Sprinkled around the year I posted about my health journey and even summarized the whole thing in my final post of 2023 Consistently Well.

Throughout the year I learned a lot about consistency. About what it meant to post to my blog consistently. How to consistently show up for my kids and my family. The main thing I learned was that consistency was less about a 30-day challenge, or posting every day on a blog. Consistency was about finding my true self and being that authentic person all the time. It is funny how it just tied back to my first annual word of honesty in that way.

And at the end of 2024, I knew I wanted a word about being complete… Something about completing things, Completing the cycle, or Closing the Loop. However, the word complete itself implies too much desire to finish a specific task. It implied so much around the idea that things are not just complete the way they are, that I am not complete as I am. That is not where I wanted to take this discussion. So, later I came up with the word connection or connected and I liked that word. That is until I remembered we are building an intranet at work and probably calling it Connect or Connections, so I wondered if my subconscious had just picked up that language from that project, and wanted this project to be separate from that. …So, it was New Year’s Eve and I still didn’t have a word I liked.

Then on New Year’s Day, I did some YouTube Yoga with my wife. We like to practice 30-day Yoga challenges with Yoga with Yoga With Adriene. While doing yoga Adriene called out the word of being integrated.

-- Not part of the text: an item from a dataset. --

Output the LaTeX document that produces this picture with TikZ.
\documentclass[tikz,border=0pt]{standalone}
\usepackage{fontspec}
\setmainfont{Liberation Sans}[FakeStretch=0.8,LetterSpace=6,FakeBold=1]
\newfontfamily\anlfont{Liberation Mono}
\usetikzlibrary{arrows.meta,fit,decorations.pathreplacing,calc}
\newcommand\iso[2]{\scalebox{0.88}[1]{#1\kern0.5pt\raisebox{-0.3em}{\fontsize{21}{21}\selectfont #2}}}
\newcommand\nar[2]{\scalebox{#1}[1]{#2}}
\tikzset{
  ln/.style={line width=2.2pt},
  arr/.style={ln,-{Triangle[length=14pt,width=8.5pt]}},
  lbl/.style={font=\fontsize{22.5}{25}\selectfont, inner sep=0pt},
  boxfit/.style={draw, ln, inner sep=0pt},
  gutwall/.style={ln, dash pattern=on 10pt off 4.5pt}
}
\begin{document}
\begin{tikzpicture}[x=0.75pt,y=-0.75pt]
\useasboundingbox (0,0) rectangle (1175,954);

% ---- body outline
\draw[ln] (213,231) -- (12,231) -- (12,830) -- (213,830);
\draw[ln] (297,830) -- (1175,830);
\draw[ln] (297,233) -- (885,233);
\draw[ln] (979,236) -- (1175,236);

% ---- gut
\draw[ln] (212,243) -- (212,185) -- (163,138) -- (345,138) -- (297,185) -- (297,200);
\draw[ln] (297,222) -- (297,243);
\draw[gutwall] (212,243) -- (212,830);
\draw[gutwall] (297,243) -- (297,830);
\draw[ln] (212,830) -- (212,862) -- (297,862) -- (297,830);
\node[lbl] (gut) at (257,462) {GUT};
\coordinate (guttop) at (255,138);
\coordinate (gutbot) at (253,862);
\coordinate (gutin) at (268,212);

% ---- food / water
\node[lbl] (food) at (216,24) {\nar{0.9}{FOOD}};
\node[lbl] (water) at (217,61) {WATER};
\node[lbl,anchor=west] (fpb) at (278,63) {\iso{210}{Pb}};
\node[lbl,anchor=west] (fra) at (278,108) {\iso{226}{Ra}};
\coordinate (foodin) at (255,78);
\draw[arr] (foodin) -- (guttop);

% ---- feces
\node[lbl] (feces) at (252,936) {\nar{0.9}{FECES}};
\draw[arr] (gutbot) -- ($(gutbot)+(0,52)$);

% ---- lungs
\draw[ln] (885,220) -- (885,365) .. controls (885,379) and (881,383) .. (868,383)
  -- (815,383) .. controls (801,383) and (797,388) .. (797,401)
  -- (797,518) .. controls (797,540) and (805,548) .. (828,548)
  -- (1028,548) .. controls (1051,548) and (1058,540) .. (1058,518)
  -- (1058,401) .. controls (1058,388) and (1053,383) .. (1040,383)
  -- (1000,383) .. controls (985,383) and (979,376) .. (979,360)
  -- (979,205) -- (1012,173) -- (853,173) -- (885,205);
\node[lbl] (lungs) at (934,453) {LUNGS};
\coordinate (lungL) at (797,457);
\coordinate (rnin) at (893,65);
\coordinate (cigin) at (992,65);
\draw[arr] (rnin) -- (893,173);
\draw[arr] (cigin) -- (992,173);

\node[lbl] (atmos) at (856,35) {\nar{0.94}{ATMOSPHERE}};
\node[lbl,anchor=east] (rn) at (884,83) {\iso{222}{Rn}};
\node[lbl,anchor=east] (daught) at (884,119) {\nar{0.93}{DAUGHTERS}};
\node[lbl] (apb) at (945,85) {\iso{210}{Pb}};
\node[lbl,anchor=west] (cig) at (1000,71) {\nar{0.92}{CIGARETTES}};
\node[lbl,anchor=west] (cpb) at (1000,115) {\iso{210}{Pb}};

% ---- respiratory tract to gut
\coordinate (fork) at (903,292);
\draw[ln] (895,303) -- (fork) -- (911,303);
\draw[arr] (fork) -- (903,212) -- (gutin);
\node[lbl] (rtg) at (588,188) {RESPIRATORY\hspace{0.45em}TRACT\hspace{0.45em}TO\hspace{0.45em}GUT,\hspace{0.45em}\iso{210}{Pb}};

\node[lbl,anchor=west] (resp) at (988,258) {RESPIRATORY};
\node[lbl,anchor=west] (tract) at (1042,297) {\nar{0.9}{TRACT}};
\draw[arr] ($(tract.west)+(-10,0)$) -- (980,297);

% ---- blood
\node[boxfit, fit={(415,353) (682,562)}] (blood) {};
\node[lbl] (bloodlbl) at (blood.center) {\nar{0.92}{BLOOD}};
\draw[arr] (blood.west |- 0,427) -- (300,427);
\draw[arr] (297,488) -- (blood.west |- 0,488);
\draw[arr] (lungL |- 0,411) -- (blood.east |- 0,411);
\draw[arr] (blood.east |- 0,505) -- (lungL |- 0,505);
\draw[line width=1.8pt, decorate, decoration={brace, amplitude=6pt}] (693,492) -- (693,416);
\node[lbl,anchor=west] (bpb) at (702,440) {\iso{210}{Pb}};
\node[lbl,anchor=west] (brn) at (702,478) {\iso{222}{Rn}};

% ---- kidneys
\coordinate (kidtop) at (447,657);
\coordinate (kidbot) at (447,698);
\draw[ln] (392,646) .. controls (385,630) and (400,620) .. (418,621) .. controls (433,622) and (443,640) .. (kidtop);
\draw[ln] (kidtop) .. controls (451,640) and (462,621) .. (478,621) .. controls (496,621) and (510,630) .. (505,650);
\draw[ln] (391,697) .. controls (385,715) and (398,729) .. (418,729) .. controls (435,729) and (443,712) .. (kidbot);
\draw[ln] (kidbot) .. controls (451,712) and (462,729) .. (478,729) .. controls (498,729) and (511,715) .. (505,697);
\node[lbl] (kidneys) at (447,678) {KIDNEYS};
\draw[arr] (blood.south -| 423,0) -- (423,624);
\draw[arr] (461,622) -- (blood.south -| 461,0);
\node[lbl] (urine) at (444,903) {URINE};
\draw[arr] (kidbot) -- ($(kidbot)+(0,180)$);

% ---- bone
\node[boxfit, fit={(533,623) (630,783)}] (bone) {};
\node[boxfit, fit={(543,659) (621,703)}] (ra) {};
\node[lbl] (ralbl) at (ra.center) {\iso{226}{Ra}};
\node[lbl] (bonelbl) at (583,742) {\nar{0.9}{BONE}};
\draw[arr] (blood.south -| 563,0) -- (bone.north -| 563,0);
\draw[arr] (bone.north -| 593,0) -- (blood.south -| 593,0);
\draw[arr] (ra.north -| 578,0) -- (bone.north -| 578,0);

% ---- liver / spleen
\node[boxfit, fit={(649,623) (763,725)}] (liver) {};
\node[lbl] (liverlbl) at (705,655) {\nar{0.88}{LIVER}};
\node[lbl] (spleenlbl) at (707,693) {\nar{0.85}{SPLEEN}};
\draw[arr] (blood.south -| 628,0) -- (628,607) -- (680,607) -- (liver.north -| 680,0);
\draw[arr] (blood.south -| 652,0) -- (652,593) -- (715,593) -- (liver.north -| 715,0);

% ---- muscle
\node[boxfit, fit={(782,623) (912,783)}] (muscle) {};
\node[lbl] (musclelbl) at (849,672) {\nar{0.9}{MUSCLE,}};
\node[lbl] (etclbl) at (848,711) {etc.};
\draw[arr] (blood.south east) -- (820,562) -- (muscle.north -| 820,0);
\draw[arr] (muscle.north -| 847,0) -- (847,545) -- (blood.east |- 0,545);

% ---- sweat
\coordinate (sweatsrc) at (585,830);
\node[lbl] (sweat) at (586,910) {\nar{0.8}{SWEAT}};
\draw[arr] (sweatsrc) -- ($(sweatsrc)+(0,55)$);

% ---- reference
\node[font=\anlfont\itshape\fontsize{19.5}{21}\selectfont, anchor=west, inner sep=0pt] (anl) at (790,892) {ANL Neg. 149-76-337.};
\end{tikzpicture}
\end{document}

Having the movement, the breath, and the mind all integrated, and at once I knew that was my word for 2024.

May 2024 be my year of integration.

Improving my process

Improving the equipment I use

Connecting with my family, friends, and colleagues on a deeper and more meaningful level

Connect with my craft, my interests, and my Dad by creating learning content around real estate and not only why you should get involved in it, but how you can get started.

Complete posts I started on in 2023 that I wasn’t ready to create. Posts that belonged in the year of integration, not the year of consistency. Posts about the process, about art, about creation.